=== Objective ===
Stop after the line with "import plotly.graph_objects as go": repeat exactly every line before it, beginning with the first, and that line itself.
· · · · · · ·
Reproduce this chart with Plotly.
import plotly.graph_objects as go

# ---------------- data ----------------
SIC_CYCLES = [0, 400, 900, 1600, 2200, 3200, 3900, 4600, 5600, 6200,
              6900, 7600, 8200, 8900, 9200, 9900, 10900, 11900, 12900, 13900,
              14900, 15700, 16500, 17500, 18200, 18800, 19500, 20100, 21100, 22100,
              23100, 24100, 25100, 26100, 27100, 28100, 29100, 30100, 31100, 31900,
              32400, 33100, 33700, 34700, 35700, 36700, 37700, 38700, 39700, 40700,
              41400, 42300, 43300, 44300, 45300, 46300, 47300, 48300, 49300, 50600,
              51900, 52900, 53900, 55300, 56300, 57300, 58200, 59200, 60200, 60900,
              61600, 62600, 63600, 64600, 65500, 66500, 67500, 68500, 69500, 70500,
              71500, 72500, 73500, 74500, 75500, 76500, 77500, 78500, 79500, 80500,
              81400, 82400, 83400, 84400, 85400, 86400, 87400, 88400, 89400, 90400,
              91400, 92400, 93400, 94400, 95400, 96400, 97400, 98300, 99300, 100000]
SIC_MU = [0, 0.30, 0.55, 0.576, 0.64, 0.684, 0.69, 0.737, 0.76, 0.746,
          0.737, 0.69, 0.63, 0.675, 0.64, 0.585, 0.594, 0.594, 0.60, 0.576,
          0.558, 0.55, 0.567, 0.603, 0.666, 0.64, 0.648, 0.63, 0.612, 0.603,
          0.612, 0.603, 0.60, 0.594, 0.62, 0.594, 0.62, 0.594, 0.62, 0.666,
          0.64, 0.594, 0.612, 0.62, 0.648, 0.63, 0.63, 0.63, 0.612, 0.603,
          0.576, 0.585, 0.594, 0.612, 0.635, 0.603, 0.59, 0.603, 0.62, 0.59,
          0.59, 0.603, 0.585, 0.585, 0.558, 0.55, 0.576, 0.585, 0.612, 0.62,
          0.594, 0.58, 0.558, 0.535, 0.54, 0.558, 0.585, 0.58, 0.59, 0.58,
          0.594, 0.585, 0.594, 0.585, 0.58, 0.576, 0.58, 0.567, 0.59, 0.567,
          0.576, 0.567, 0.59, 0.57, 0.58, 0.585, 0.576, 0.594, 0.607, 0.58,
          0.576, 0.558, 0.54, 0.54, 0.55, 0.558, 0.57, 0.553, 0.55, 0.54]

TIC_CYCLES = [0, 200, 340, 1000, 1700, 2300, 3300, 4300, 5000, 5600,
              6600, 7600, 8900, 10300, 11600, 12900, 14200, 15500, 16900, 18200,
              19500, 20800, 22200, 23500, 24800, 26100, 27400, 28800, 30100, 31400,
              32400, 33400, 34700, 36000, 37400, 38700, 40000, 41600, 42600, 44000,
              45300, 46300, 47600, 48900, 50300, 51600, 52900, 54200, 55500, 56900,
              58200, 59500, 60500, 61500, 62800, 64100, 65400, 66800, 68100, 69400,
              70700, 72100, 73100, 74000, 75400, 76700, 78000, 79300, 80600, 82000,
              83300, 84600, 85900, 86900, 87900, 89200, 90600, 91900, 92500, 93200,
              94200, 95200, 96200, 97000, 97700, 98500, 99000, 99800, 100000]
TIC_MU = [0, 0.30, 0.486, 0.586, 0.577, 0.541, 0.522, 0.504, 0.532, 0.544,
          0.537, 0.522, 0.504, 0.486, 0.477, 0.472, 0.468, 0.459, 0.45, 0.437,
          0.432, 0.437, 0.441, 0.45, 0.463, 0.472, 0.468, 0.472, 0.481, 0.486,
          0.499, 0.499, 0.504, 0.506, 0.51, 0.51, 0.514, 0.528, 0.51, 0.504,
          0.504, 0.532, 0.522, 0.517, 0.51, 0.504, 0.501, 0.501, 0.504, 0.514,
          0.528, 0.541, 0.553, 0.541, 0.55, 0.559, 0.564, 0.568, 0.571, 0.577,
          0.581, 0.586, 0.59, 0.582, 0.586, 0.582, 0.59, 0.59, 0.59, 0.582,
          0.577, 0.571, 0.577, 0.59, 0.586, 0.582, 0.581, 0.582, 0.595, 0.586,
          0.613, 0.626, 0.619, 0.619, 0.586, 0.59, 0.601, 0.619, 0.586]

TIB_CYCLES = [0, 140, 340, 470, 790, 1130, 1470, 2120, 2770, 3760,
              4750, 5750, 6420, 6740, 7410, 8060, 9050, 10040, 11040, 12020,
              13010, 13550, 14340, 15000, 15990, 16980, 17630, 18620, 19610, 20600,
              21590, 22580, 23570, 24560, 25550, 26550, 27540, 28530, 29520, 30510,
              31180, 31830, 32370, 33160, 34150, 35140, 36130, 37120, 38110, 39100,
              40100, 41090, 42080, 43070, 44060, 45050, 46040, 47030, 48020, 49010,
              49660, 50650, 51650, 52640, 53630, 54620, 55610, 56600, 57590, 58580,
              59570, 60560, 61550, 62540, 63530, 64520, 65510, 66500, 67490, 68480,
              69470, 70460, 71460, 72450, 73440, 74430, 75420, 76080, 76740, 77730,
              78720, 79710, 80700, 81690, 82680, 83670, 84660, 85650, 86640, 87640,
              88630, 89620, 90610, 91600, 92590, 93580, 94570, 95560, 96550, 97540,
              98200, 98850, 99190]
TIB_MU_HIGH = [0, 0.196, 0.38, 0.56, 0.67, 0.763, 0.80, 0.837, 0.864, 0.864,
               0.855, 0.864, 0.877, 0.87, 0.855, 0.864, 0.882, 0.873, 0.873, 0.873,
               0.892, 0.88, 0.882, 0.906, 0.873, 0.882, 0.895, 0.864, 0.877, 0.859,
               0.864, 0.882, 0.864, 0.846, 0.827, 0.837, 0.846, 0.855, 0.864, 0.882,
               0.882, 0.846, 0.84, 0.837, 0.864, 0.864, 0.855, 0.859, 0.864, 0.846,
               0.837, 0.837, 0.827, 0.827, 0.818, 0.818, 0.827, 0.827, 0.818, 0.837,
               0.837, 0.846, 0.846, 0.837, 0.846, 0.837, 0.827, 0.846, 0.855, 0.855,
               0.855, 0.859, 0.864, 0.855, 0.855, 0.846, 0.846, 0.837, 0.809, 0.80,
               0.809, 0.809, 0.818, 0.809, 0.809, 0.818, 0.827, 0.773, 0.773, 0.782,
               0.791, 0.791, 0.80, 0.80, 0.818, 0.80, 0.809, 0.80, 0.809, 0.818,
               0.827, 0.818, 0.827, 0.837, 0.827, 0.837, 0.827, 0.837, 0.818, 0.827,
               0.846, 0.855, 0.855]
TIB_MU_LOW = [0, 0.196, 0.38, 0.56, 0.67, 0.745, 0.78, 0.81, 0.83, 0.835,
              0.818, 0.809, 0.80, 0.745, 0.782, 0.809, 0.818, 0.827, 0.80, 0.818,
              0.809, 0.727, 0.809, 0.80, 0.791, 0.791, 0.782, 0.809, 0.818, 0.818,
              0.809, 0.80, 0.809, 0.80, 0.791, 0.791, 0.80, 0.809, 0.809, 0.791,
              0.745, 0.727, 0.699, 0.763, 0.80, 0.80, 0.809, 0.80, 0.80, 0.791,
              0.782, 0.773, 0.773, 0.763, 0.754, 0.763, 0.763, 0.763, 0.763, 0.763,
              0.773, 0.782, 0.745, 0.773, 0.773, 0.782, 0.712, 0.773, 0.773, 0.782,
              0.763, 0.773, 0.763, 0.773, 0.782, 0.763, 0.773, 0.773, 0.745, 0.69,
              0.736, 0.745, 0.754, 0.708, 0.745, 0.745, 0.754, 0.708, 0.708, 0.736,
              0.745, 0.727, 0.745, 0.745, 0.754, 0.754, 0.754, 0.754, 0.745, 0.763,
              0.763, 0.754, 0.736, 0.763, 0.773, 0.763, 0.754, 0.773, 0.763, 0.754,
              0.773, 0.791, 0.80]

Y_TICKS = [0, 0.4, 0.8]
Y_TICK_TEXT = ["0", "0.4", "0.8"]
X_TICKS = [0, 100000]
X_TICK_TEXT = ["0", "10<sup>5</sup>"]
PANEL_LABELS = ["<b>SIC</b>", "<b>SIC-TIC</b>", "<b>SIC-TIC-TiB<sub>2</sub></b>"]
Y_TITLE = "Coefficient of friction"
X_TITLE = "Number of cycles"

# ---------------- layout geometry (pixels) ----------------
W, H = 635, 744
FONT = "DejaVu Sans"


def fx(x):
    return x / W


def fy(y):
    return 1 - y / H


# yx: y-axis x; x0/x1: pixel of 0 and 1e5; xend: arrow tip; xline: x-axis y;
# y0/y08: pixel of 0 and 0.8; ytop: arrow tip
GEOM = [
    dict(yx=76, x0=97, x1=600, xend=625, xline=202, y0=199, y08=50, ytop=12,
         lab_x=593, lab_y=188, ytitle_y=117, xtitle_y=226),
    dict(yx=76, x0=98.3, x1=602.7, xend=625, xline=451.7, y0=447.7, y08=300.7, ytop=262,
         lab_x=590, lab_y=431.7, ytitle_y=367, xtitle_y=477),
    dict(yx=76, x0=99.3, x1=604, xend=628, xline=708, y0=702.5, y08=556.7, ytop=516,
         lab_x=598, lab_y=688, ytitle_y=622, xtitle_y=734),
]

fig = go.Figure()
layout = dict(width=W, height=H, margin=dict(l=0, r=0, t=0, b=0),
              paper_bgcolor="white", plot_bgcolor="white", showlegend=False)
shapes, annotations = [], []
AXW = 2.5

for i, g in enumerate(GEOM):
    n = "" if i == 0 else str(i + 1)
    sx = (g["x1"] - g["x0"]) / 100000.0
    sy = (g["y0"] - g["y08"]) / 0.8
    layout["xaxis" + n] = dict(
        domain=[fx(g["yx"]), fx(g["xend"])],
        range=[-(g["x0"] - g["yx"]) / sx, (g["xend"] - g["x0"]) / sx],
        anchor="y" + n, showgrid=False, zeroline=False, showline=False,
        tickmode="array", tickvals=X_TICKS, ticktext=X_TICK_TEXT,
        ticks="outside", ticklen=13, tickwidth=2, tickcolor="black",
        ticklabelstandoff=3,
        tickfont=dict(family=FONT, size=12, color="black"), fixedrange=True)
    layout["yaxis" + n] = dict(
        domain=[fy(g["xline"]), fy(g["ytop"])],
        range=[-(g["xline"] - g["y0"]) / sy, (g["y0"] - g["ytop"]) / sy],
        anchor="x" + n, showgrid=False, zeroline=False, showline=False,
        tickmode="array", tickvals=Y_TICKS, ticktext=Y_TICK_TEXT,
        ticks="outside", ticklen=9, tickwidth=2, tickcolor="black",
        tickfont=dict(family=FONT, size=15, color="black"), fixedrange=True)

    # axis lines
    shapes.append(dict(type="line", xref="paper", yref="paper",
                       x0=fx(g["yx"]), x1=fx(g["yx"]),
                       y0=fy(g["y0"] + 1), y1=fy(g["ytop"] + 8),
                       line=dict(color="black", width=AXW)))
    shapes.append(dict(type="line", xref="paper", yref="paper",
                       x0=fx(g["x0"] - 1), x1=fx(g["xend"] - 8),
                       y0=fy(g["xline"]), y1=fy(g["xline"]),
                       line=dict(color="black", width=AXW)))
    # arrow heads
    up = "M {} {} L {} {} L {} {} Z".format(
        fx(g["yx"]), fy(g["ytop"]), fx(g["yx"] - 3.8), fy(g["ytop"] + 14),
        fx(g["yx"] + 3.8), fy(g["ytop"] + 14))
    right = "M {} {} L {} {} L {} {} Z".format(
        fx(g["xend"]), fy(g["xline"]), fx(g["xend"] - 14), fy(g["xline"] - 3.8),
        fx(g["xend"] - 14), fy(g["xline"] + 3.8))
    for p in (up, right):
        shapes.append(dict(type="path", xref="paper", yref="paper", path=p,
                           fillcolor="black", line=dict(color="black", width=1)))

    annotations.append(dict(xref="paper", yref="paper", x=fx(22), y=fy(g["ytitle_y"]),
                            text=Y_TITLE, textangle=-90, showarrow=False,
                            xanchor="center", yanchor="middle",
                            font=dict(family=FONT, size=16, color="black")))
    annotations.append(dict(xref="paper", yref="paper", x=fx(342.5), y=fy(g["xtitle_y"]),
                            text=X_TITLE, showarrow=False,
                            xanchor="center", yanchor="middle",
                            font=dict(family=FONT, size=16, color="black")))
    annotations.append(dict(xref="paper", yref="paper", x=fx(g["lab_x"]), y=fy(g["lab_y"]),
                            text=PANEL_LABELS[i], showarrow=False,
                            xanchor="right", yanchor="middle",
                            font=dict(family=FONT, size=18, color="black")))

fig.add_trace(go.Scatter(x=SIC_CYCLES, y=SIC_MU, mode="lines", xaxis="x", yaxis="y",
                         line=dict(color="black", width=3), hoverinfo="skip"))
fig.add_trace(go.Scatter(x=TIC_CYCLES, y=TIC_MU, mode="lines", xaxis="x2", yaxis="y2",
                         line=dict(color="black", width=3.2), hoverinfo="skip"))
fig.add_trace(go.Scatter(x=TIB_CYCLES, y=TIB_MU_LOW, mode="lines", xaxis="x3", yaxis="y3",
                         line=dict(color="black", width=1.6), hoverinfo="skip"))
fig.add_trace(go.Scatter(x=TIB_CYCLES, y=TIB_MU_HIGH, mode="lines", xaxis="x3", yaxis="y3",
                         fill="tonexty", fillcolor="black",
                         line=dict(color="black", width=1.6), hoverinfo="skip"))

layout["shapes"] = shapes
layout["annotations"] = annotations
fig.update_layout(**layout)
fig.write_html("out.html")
· · · · · · ·
=== Response to this exercise ===
Reproduce this chart with Plotly.
import plotly.graph_objects as go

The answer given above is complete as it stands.